RALEIGH — The Republican-dominated North Carolina Senate moved closer to approving one of new Democratic Gov. Roy Cooper’s picks to run a state agency Thursday after the first Cabinet-member confirmation hearing in living memory.
Military & Veterans Affairs Secretary Larry Hall won approval from two committees and needs only a vote by the full Senate on Monday.
Hall appeared for questioning surrounded by a platoon of about a dozen military veterans, obeying a subpoena demanding his attendance after skipping three previous hearings.
Hall’s earlier no-shows were part of Gov. Roy Cooper’s resistance to a law passed by GOP legislators two weeks before he took office. The law requires Senate approval of his Cabinet appointments and is part of a series of steps Republicans have taken to drain Cooper’s powers.
Hall, until January a legislator himself, wasn’t anticipated to have a difficult time winning confirmation. Stiffer confirmation fights could come if Cooper’s choices to head the state environment and health agencies require Senate approval.
“Obviously, I’ve been frustrated with the executive branch’s approach to these, that we had to go through four different hearings before we could get someone to finally show up. I think that when Secretary Hall finally complied, I think we had a really good hearing,” said Sen. Ralph Hise, R-Mitchell, a member of both committees approving Hall. “I don’t have that level of tolerance if it continues. I expect that when an acting secretary is called before a committee, we expect them to be there.”

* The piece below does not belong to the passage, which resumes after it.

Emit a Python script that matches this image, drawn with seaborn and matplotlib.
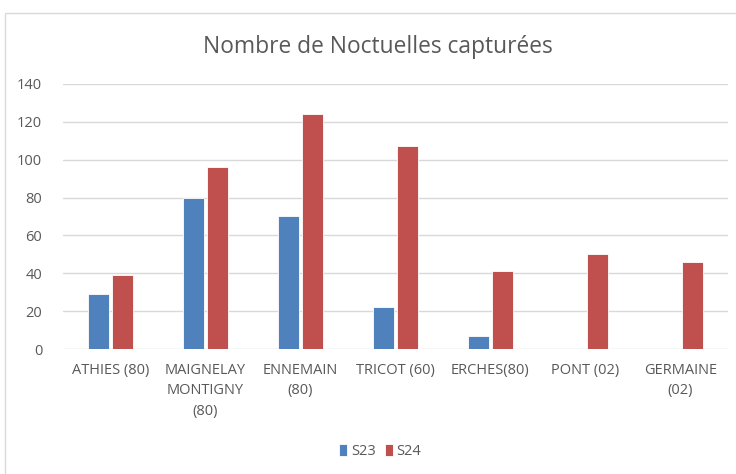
import matplotlib
matplotlib.use("Agg")
import matplotlib.pyplot as plt
import pandas as pd
import seaborn as sns
from matplotlib.patches import Rectangle

# ---------------------------------------------------------------------------
# Données
# ---------------------------------------------------------------------------

sites = [
    "ATHIES (80)", "MAIGNELAY\nMONTIGNY\n(80)", "ENNEMAIN\n(80)", "TRICOT (60)",
    "ERCHES(80)", "PONT (02)", "GERMAINE\n(02)",
]
s23 = [29, 80, 70, 22, 7, 0, 0]
s24 = [39, 96, 124, 107, 41, 50, 46]
series = ["S23", "S24"]
colors = ["#4F81BD", "#C0504D"]

df = pd.DataFrame({
    "site": sites * 2,
    "valeur": s23 + s24,
    "semaine": [series[0]] * len(sites) + [series[1]] * len(sites),
})

# ---------------------------------------------------------------------------
# Figure
# ---------------------------------------------------------------------------

sns.set_style("white")
plt.rcParams["font.family"] = ["Open Sans", "DejaVu Sans"]
text_color = "#595959"

fig = plt.figure(figsize=(7.36, 4.74), dpi=100)
ax = fig.add_axes([0.0856, 0.2637, 0.9034, 0.5593])

sns.barplot(data=df, x="site", y="valeur", hue="semaine", palette=colors,
            width=0.51, gap=0.14, ax=ax, edgecolor="white", linewidth=0.6,
            saturation=1)

ax.set_ylim(0, 140)
ax.set_yticks(range(0, 141, 20))
ax.set_xlim(-0.5, len(sites) - 0.5)
ax.yaxis.grid(True, color="#d9d9d9", linewidth=1)
ax.set_axisbelow(True)
for s in ax.spines.values():
    s.set_visible(False)
ax.set_xlabel("")
ax.set_ylabel("")
ax.tick_params(axis="both", length=0, colors=text_color, labelsize=10.5)
ax.tick_params(axis="x", pad=10)
ax.tick_params(axis="y", pad=15)
for lbl in ax.get_xticklabels():
    lbl.set_linespacing(1.5)

fig.text(0.513, 0.900, "Nombre de Noctuelles capturées", ha="center", va="center",
         fontsize=16.4, color=text_color)

leg = ax.legend(loc="center", bbox_to_anchor=(0.477, -0.385), ncol=2, frameon=False,
                handlelength=0.55, handleheight=0.9, handletextpad=0.25,
                columnspacing=0.6, fontsize=10.5)
for t in leg.get_texts():
    t.set_color(text_color)

# cadre du graphique
fig.patches.append(Rectangle((5 / 736, -0.05), 1.0, 1 - 13 / 474 + 0.05,
                             transform=fig.transFigure, fill=False,
                             edgecolor="#d9d9d9", linewidth=1))

fig.savefig("out.png", dpi=100)
plt.close(fig)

Sen. Floyd McKissick, D-Durham, countered that the hearing was premature since it came five days before a three-judge panel considers the constitutional validity of the confirmation law and other GOP moves to hobble Cooper, who narrowly defeated incumbent Republican Gov. Pat McCrory in November.
The lawsuit before the panel also seeks to reverse laws that give civil service protections to hundreds of McCrory’s old political appointees and slashes Cooper’s own patronage discretion.
Cooper and his attorneys argue the Legislature’s moves infringe on the separation of government powers between the two branches.
Hall arrived at his hearing wearing a bright red blazer with Marine Corps League patch on the breast and was surrounded by a group of about a dozen military veterans supporting him. He discussed his father’s career in the Army Airborne and his own 16-year career as a Marine Corps officer in active and reserve service.
Hall represented Durham County in the General Assembly for a decade and led minority Democrats in the state House for four years before quitting the Legislature to join Cooper’s administration. Hall alluded to the ongoing partisan fight in his opening remarks.
“I understand that we are in a time where we have to rely on our democratic system. Where everyone has to exercise their responsibilities to make that system work. Where courts have to rule, where legislatures have to make legislation, and where citizens have to look to us to understand what they should do,” Hall said. “The confidence we have in our institutions will only remain if we perform our role responsibly and respectfully.”